The bedroom I left in late December of this past year was grey. In a reactionist swerve away from the key lime pie green of middle school, Dad and I covered the walls with an adult ashen grey—the shade of embers found in the heart of a fire that is just beginning to die. With my new wall-mounted bookshelves and IKEA furniture, it looked like the bedroom of someone who wants a PhD in something eventually. I really liked it, so the room stayed like that throughout high school.
But there was little color or light. The only window in the room faced away from the sun. It opened out underneath the deck. After reading Jonathan Safran Foer and listening to an art prof who said “Forms and colors can speak directly to human emotion. Does this red square speak to you? Any hands?” I began to see how color can speak to my spirit and alter the emotions I have about present life as well as memories of the past.

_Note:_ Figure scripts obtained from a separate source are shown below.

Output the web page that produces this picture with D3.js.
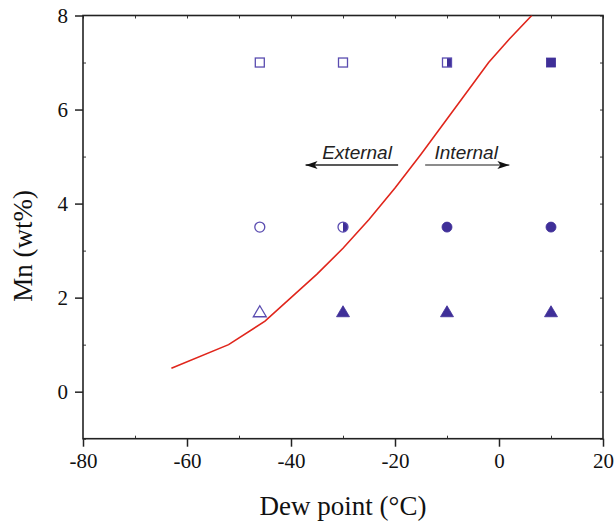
<!DOCTYPE html>
<html><head><meta charset="utf-8">
<script src="https://cdn.jsdelivr.net/npm/d3@7/dist/d3.min.js"></script>
<style>body{margin:0;background:#fff}svg{display:block}</style>
</head><body><svg id="c" width="614" height="521"></svg>
<script>
// Boundary curve (dew point vs Mn)
const curveX = [-63, -52, -45, -40, -35, -30, -25, -20, -15, -10, -5, -2, 2, 6.3];
const curveY = [0.5, 1.0, 1.5, 2.0, 2.5, 3.05, 3.66, 4.33, 5.05, 5.8, 6.55, 7.0, 7.5, 8.0];
// Experimental points
const dewPoints = [-46, -30, -10, 10];
const mnLevels = [7, 3.5, 1.7];
const shapes = ["square", "circle", "triangle"];
// fill state per level: 0 open, 1 half (right), 2 filled
const fillStates = [
  [0, 0, 1, 2],
  [0, 1, 2, 2],
  [0, 2, 2, 2]
];
const xTicks = [-80, -60, -40, -20, 0, 20];
const yTicks = [0, 2, 4, 6, 8];
const xMinor = [-70, -50, -30, -10, 10];
const yMinor = [-1, 1, 3, 5, 7];

const svg = d3.select("#c");
const L = 83, R = 603, T = 15.5, B = 438.7;
const x = d3.scaleLinear().domain([-80, 20]).range([L, R]);
const y = d3.scaleLinear().domain([-1, 8]).range([B, T]);
const purple = "#3f2f98";
const serif = "'Liberation Serif','Times New Roman',serif";
const fmt = d => String(d);

// defs
const defs = svg.append("defs");
defs.append("clipPath").attr("id", "plotclip").append("rect")
  .attr("x", L).attr("y", T).attr("width", R - L).attr("height", B - T);
defs.append("marker").attr("id", "ah").attr("viewBox", "0 0 12 10")
  .attr("refX", 12).attr("refY", 5).attr("markerWidth", 12).attr("markerHeight", 10)
  .attr("markerUnits", "userSpaceOnUse").attr("orient", "auto")
  .append("path").attr("d", "M0,1 L12,5 L0,9 L3,5 Z").attr("fill", "#111");

// axes
const ax = svg.append("g").attr("font-family", serif);
ax.append("g").attr("transform", `translate(0,${B})`)
  .call(d3.axisBottom(x).tickValues(xTicks).tickSize(8).tickPadding(6).tickFormat(fmt))
  .call(g => { g.select(".domain").remove(); g.selectAll("text").attr("font-size", 21).attr("font-family", serif).attr("fill", "#111"); g.selectAll("line").attr("stroke", "#222").attr("stroke-width", 1.5); });
ax.append("g").attr("transform", `translate(${L},0)`)
  .call(d3.axisLeft(y).tickValues(yTicks).tickSize(8).tickPadding(7).tickFormat(fmt))
  .call(g => { g.select(".domain").remove(); g.selectAll("text").attr("font-size", 21).attr("font-family", serif).attr("fill", "#111"); g.selectAll("line").attr("stroke", "#222").attr("stroke-width", 1.5); });
// minor ticks (inward)
ax.append("g").attr("transform", `translate(0,${B})`)
  .call(d3.axisBottom(x).tickValues(xMinor).tickSize(-3).tickFormat(""))
  .call(g => { g.select(".domain").remove(); g.selectAll("line").attr("stroke", "#333"); });
ax.append("g").attr("transform", `translate(${L},0)`)
  .call(d3.axisLeft(y).tickValues(yMinor).tickSize(-3).tickFormat(""))
  .call(g => { g.select(".domain").remove(); g.selectAll("line").attr("stroke", "#333"); });
ax.append("g").attr("transform", `translate(0,${T})`)
  .call(d3.axisTop(x).tickValues(xTicks.concat(xMinor)).tickSize(-3).tickFormat(""))
  .call(g => { g.select(".domain").remove(); g.selectAll("line").attr("stroke", "#333"); });
ax.append("g").attr("transform", `translate(${R},0)`)
  .call(d3.axisRight(y).tickValues(yTicks.concat(yMinor)).tickSize(-3).tickFormat(""))
  .call(g => { g.select(".domain").remove(); g.selectAll("line").attr("stroke", "#333"); });
// frame
svg.append("rect").attr("x", L).attr("y", T).attr("width", R - L).attr("height", B - T)
  .attr("fill", "none").attr("stroke", "#222").attr("stroke-width", 1.6);

// axis titles
svg.append("text").attr("x", (L + R) / 2).attr("y", 515).attr("text-anchor", "middle")
  .attr("font-family", serif).attr("font-size", 27).attr("fill", "#111").text("Dew point (°C)");
svg.append("text").attr("transform", "translate(32,246) rotate(-90)").attr("text-anchor", "middle")
  .attr("font-family", serif).attr("font-size", 27).attr("fill", "#111").text("Mn (wt%)");

// curve
svg.append("path").datum(curveX.map((d, i) => [d, curveY[i]]))
  .attr("clip-path", "url(#plotclip)")
  .attr("d", d3.line().x(d => x(d[0])).y(d => y(d[1])))
  .attr("fill", "none").attr("stroke", "#e0261c").attr("stroke-width", 1.6);

// markers
const mg = svg.append("g");
let cid = 0;
mnLevels.forEach((mn, li) => {
  dewPoints.forEach((dp, di) => {
    const cx = x(dp), cy = y(mn), st = fillStates[li][di], sh = shapes[li];
    let shapeFn;
    if (sh === "square") {
      shapeFn = g => g.append("rect").attr("x", cx - 4.5).attr("y", cy - 4.5).attr("width", 9).attr("height", 9);
    } else if (sh === "circle") {
      shapeFn = g => g.append("circle").attr("cx", cx).attr("cy", cy).attr("r", 5);
    } else {
      shapeFn = g => g.append("path").attr("d", `M${cx},${cy - 6} L${cx + 6.5},${cy + 5} L${cx - 6.5},${cy + 5} Z`);
    }
    if (st === 2) {
      shapeFn(mg).attr("fill", purple).attr("stroke", purple).attr("stroke-width", 0.8);
    } else {
      if (st === 1) {
        const id = "hc" + (cid++);
        defs.append("clipPath").attr("id", id).append("rect")
          .attr("x", cx).attr("y", cy - 10).attr("width", 10).attr("height", 20);
        shapeFn(mg).attr("fill", purple).attr("clip-path", `url(#${id})`);
      }
      shapeFn(mg).attr("fill", "none").attr("stroke", "#5a4cb0").attr("stroke-width", 1.3);
    }
  });
});

// annotations
const sans = "'Liberation Sans',Arial,sans-serif";
svg.append("line").attr("x1", x(-19.4)).attr("x2", x(-37.2)).attr("y1", y(4.82)).attr("y2", y(4.82))
  .attr("stroke", "#222").attr("stroke-width", 1.4).attr("marker-end", "url(#ah)");
svg.append("line").attr("x1", x(-14.2)).attr("x2", x(2.0)).attr("y1", y(4.82)).attr("y2", y(4.82))
  .attr("stroke", "#666").attr("stroke-width", 1.6).attr("marker-end", "url(#ah)");
svg.append("text").attr("x", x(-34.0)).attr("y", y(4.94)).attr("font-family", sans)
  .attr("font-style", "italic").attr("font-size", 19).attr("fill", "#222").text("External");
svg.append("text").attr("x", x(-12.4)).attr("y", y(4.94)).attr("font-family", sans)
  .attr("font-style", "italic").attr("font-size", 19).attr("fill", "#222").text("Internal");
</script></body></html>
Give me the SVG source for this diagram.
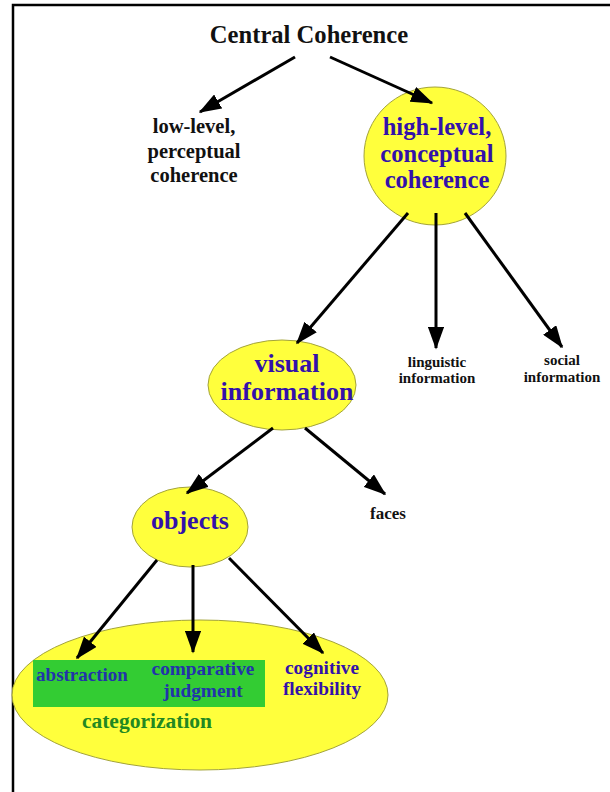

Going to school in Seattle, I became well aware of how color, or rather, the lack of color can compound my depression, something I have quietly dealt with since middle school. For me, depression is greyness: being void of emotion. And if there are emotions, they are sadness and self-loathing. They occasionally leave me numb. And there I was, standing on a hill in Seattle, surrounded by grey clouds. It could feel like the earth was reaching to dip me into those clouds and swirl me in them like a stick of lint-flavored cotton candy.